Nepal Veterinary Association (NVA) was established in June 1967 and was legally registered in February 1969. The Association is affiliated as a member of World Veterinary Association (WVA) since 1998. It is a body of Nepalese veterinarians who hold, at least, a bachelor's degree in Veterinary Science. There is also provision for foreign veterinarian who want to work in Nepal and who are eligible to register as veterinarians in Nepal in accordance with the prescribed rules and regulations. Until now about 655 veterinarians including 40 foreign nationals have been registered as member of the Association.

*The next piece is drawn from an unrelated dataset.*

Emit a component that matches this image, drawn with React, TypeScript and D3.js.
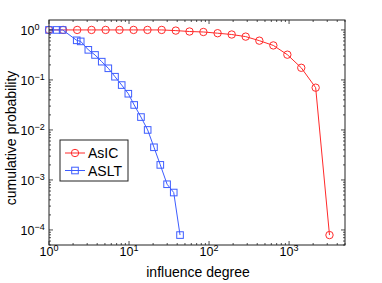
import React from 'react';
import * as d3 from 'd3';

// influence degree (x) and cumulative probability (y)
const asicDegree = [1, 1.5, 2.25, 3.4, 5.1, 7.6, 11.4, 17, 25.6, 38.4, 57, 85, 128, 192, 287, 425, 636, 952, 1420, 2150, 3200];
const asicProb = [1, 1, 1, 1, 1, 1, 1, 1, 1, 0.97, 0.93, 0.91, 0.86, 0.81, 0.735, 0.61, 0.49, 0.32, 0.175, 0.07, 0.000079];

const asltDegree = [1, 1.25, 1.48, 2.22, 2.49, 3.1, 3.76, 4.56, 5.51, 6.68, 8.1, 9.8, 11.6, 14.1, 17.1, 20.5, 24.6, 29.9, 36.2, 43.4];
const asltProb = [1, 1, 1, 0.62, 0.59, 0.4, 0.316, 0.232, 0.171, 0.116, 0.079, 0.053, 0.0316, 0.0181, 0.01, 0.0045, 0.002, 0.00082, 0.00056, 0.000079];

const xTickExps = ['0', '1', '2', '3'];
const yTickExps = ['0', '−1', '−2', '−3', '−4'];
const seriesNames = ['AsIC', 'ASLT'];

const RED = '#ff2a2a';
const BLUE = '#3d5cff';
const FONT = '"Liberation Sans", Arial, Helvetica, sans-serif';

export default function App() {
  const width = 382;
  const height = 283;
  const left = 49, right = 345, top = 20, bottom = 245;

  const x = d3.scaleLog().domain([1, 5000]).range([left, right]);
  const y = d3.scaleLog().domain([5e-5, 1.58]).range([bottom, top]);

  const line = d3.line<[number, number]>()
    .x(d => x(d[0]))
    .y(d => y(d[1]));

  const asic: [number, number][] = asicDegree.map((d, i) => [d, asicProb[i]]);
  const aslt: [number, number][] = asltDegree.map((d, i) => [d, asltProb[i]]);

  // minor + major log ticks inside the box
  const xTicks: { v: number; major: boolean }[] = [];
  for (let e = 0; e <= 3; e++) {
    for (let m = 1; m <= 9; m++) {
      const v = m * Math.pow(10, e);
      if (v <= 5000) xTicks.push({ v, major: m === 1 });
    }
  }
  const yTicks: { v: number; major: boolean }[] = [];
  for (let e = -5; e <= 0; e++) {
    for (let m = 1; m <= 9; m++) {
      const v = m * Math.pow(10, e);
      if (v >= 5e-5 && v <= 1.58) yTicks.push({ v, major: m === 1 });
    }
  }

  const axisColor = '#222';

  return (
    <svg width={width} height={height} style={{ position: 'absolute', left: 0, top: 0, background: '#fff' }}
      fontFamily={FONT}>
      <rect x={0} y={0} width={width} height={height} fill="#fff" />

      {/* series */}
      <path d={line(asic) || ''} fill="none" stroke={RED} strokeWidth={1} />
      {asic.map((d, i) => (
        <circle key={'c' + i} cx={x(d[0])} cy={y(d[1])} r={3.7} fill="none" stroke={RED} strokeWidth={1} />
      ))}
      <path d={line(aslt) || ''} fill="none" stroke={BLUE} strokeWidth={1} />
      {aslt.map((d, i) => (
        <rect key={'s' + i} x={x(d[0]) - 3.3} y={y(d[1]) - 3.3} width={6.6} height={6.6}
          fill="none" stroke={BLUE} strokeWidth={1} />
      ))}

      {/* axes box and ticks */}
      <rect x={left} y={top} width={right - left} height={bottom - top} fill="none" stroke={axisColor} strokeWidth={1} />
      {xTicks.map((t, i) => {
        const px = x(t.v);
        const len = t.major ? 4 : 2;
        return (
          <g key={'xt' + i} stroke={axisColor} strokeWidth={0.8}>
            <line x1={px} x2={px} y1={bottom} y2={bottom - len} />
            <line x1={px} x2={px} y1={top} y2={top + len} />
          </g>
        );
      })}
      {yTicks.map((t, i) => {
        const py = y(t.v);
        const len = t.major ? 4 : 2;
        return (
          <g key={'yt' + i} stroke={axisColor} strokeWidth={0.8}>
            <line x1={left} x2={left + len} y1={py} y2={py} />
            <line x1={right} x2={right - len} y1={py} y2={py} />
          </g>
        );
      })}

      {/* tick labels */}
      {xTickExps.map((e, i) => (
        <text key={'xl' + i} x={x(Math.pow(10, i))} y={256} textAnchor="middle" fontSize={12.5} fill="#000">
          10<tspan fontSize={9} dy={-5.5}>{e}</tspan>
        </text>
      ))}
      {yTickExps.map((e, i) => (
        <text key={'yl' + i} x={20.5} y={y(Math.pow(10, -i)) + 5.5} textAnchor="start" fontSize={12.5} fill="#000">
          10<tspan fontSize={9} dy={-5.5}>{e}</tspan>
        </text>
      ))}

      {/* axis labels */}
      <text x={198} y={277} textAnchor="middle" fontSize={14} fill="#000">influence degree</text>
      <text transform="translate(16,138) rotate(-90)" textAnchor="middle" fontSize={14} fill="#000">cumulative probability</text>

      {/* legend */}
      <rect x={60} y={140} width={68} height={41} fill="#fff" stroke={axisColor} strokeWidth={1} />
      {seriesNames.map((name, i) => {
        const ly = 153 + i * 17.5;
        const color = i === 0 ? RED : BLUE;
        return (
          <g key={'lg' + i}>
            <line x1={65} x2={85} y1={ly} y2={ly} stroke={color} strokeWidth={1} />
            {i === 0
              ? <circle cx={75} cy={ly} r={3.7} fill="none" stroke={color} />
              : <rect x={71.7} y={ly - 3.3} width={6.6} height={6.6} fill="none" stroke={color} />}
            <text x={88} y={ly + 5} fontSize={14} fill="#000">{name}</text>
          </g>
        );
      })}
    </svg>
  );
}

The Nepal Veterinary Association elected new committee under the leadership of Dr. Sital Kaji Shrestha through their 12th National Convention held in Kathmandu from 1–3 June 2016. A 16-member committee headed by Dr. Sital Kaji Shrestha includes Dr. Nirmal Katuwal as vice president, Dr. Rajendra Prasad Yadav as General Secretary, Dr. Tapendra Prasad Bohara as Secretary, Dr. Sudeep Keshav Humagain as a Treasurer, Dr. Neena Amatya Gorkhali as a chief editor. Central Members included Dr. Sulochana Shrestha, Dr. Binod Sanjel, Dr. Binod Yadav, Dr. Sikesh Manandhar, Dr. Suraj Thapa. Regional Coordinator representing the board includes Dr. Sanjay Yadav, Dr. Sita Rijal, Dr. Kishor Acharya, Dr. Shankar Pandey and Dr. Madan Singh Dhami.

The Nepal Veterinary Association has members with wide
range of expertise in animal health and production, public
health and natural resource management enabling the
association fully capable for providing competent consultancy
service in these areas.
The association is committed to welfare of all Nepali veterinarians and provides services to Government of Nepal as well as the public and private sectors. The Nepalese Vet Journal and Vet Chaumasik are regular publications of this Association.